• [DATA IN THIS EXERCISE]:

· · · · · · ·

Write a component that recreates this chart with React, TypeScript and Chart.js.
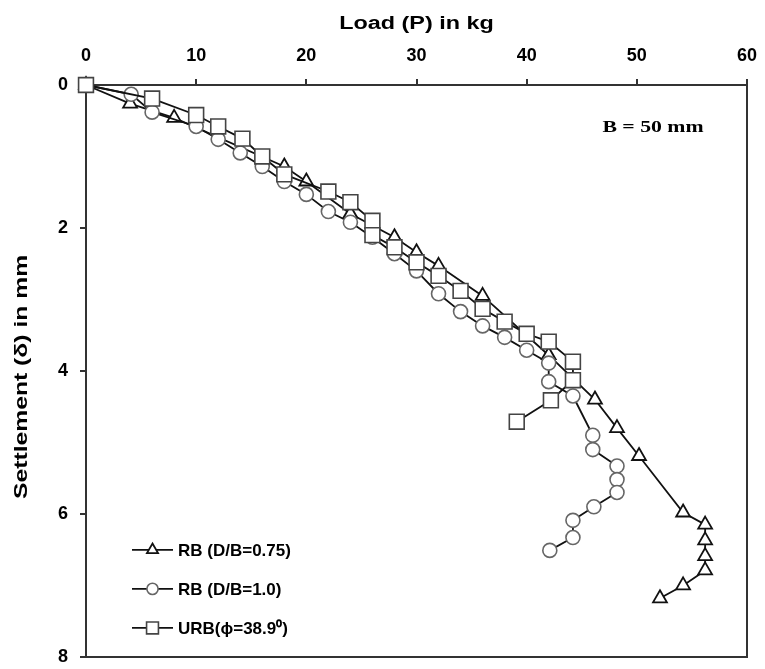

· · · · · · ·

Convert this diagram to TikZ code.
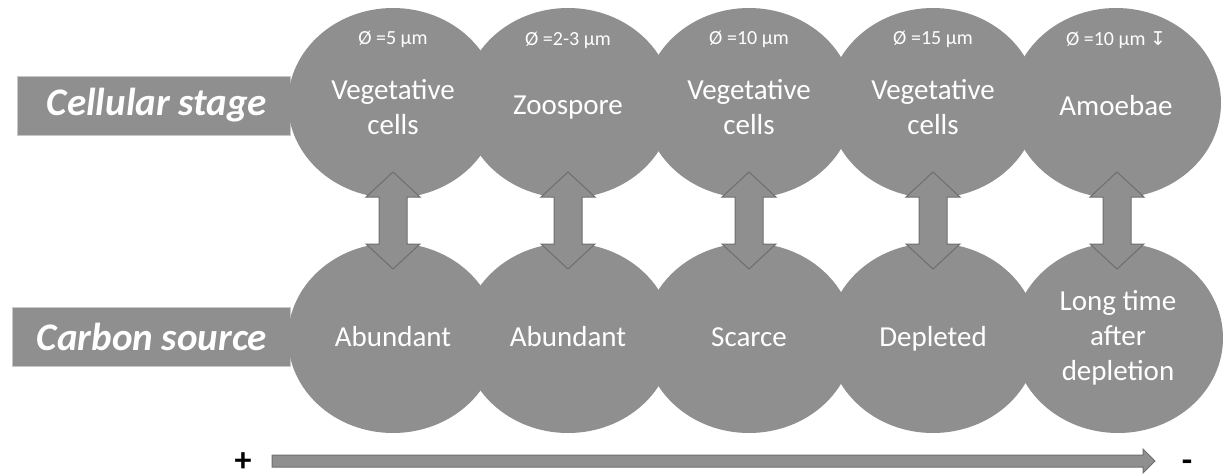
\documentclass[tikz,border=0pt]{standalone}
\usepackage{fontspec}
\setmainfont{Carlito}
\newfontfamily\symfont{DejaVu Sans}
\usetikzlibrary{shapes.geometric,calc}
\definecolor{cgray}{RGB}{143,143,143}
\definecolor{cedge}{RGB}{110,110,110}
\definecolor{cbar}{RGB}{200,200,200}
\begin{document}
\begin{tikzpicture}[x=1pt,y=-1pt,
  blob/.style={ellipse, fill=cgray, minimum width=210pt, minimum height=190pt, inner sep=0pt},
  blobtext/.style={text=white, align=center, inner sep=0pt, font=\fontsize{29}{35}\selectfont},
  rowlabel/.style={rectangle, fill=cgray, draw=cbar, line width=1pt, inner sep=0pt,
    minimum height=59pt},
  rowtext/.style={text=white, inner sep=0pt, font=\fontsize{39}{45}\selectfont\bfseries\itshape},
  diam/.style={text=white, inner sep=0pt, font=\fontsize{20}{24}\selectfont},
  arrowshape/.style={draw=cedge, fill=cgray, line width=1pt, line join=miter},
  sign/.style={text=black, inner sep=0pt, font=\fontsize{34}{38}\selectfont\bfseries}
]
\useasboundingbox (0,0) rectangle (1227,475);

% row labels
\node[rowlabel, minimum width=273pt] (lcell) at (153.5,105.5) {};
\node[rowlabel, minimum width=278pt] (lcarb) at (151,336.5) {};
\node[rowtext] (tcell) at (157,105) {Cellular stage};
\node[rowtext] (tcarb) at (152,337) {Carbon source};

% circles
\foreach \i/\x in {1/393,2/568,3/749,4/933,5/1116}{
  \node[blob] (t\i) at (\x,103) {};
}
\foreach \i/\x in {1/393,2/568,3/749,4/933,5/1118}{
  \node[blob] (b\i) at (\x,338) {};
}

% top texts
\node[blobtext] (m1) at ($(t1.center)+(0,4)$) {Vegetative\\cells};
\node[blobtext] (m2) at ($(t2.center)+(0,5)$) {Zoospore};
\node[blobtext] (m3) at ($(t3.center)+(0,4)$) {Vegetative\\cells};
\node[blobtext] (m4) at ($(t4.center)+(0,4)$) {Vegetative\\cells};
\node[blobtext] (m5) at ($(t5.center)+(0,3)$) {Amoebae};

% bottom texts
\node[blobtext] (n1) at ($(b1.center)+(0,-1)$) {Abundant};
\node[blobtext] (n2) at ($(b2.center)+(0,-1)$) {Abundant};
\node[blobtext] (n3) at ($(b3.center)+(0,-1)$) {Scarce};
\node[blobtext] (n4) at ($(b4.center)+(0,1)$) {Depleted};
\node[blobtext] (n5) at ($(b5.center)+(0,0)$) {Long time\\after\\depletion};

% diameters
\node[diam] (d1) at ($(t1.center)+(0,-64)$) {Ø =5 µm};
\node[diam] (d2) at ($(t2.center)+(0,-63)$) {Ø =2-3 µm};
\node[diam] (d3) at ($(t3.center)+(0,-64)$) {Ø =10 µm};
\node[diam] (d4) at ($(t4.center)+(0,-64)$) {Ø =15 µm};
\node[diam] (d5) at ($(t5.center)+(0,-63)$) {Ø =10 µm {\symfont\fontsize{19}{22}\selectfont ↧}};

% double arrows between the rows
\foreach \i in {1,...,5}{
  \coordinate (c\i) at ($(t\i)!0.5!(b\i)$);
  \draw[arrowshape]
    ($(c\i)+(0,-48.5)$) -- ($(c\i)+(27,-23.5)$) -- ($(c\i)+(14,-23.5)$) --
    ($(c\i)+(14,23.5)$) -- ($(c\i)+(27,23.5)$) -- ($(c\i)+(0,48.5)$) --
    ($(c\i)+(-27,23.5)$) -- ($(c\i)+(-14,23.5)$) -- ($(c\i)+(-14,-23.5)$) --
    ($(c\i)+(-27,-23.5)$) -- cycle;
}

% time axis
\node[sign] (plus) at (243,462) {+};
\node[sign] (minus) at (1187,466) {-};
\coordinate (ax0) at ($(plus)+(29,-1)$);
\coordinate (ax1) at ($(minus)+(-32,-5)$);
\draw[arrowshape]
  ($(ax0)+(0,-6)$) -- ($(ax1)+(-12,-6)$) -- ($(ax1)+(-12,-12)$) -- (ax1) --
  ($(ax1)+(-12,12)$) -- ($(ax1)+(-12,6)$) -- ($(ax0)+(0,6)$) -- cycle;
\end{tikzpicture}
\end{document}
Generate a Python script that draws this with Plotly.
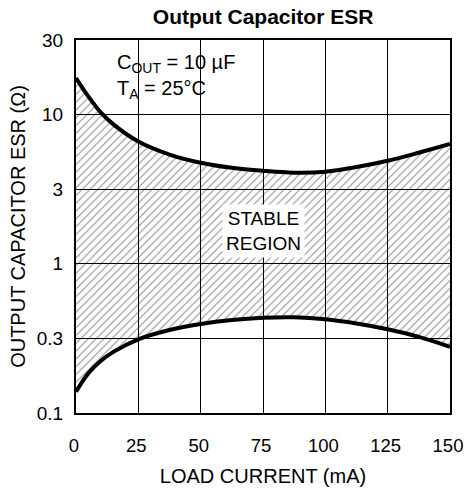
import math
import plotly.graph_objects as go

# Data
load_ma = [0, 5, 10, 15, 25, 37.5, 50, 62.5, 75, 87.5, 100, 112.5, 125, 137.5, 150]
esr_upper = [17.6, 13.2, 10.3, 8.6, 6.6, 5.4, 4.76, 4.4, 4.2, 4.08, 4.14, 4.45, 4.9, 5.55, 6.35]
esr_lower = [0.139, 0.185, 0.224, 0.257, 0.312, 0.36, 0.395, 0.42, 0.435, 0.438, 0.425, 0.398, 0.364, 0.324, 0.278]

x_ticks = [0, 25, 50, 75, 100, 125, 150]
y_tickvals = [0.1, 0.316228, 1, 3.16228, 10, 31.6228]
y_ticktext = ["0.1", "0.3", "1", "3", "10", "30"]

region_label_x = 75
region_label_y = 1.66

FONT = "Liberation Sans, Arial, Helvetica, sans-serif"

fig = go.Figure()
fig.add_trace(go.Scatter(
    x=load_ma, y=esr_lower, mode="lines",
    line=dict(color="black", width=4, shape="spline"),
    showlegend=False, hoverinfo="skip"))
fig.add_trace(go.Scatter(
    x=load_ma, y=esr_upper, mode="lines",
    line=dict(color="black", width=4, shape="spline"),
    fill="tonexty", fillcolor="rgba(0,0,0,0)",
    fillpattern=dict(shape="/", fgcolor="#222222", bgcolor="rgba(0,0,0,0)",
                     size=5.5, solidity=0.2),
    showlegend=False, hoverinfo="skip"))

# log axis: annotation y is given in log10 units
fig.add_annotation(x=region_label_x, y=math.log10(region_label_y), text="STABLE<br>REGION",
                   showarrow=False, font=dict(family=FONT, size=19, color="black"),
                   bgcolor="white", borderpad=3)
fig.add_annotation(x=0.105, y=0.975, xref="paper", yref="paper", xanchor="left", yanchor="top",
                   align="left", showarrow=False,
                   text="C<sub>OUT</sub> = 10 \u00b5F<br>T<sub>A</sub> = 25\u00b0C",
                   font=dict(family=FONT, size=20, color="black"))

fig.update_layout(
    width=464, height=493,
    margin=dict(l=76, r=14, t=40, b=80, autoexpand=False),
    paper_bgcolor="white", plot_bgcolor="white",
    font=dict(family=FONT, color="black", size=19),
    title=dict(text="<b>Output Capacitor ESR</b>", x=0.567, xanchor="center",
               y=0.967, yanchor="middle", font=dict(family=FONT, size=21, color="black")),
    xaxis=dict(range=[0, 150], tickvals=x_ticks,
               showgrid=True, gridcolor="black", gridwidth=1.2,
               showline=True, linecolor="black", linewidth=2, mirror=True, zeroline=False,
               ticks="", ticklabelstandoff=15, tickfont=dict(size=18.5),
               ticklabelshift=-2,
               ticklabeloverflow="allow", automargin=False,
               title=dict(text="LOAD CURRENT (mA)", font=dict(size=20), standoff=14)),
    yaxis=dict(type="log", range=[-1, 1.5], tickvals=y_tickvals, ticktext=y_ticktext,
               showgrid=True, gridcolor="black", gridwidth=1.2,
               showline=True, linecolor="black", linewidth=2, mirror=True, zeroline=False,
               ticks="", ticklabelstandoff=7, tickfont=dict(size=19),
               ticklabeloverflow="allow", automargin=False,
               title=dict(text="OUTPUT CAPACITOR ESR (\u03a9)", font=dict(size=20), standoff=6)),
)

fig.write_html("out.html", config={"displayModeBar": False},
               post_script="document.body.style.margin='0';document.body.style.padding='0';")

· · · · · · ·

Extract from the material above the stretch running from the line containing "Generate a Python" through the line containing "import plotly.graph_objects as go". Keep the text exact and the pictures out.

Generate a Python script that draws this with Plotly.
import math
import plotly.graph_objects as go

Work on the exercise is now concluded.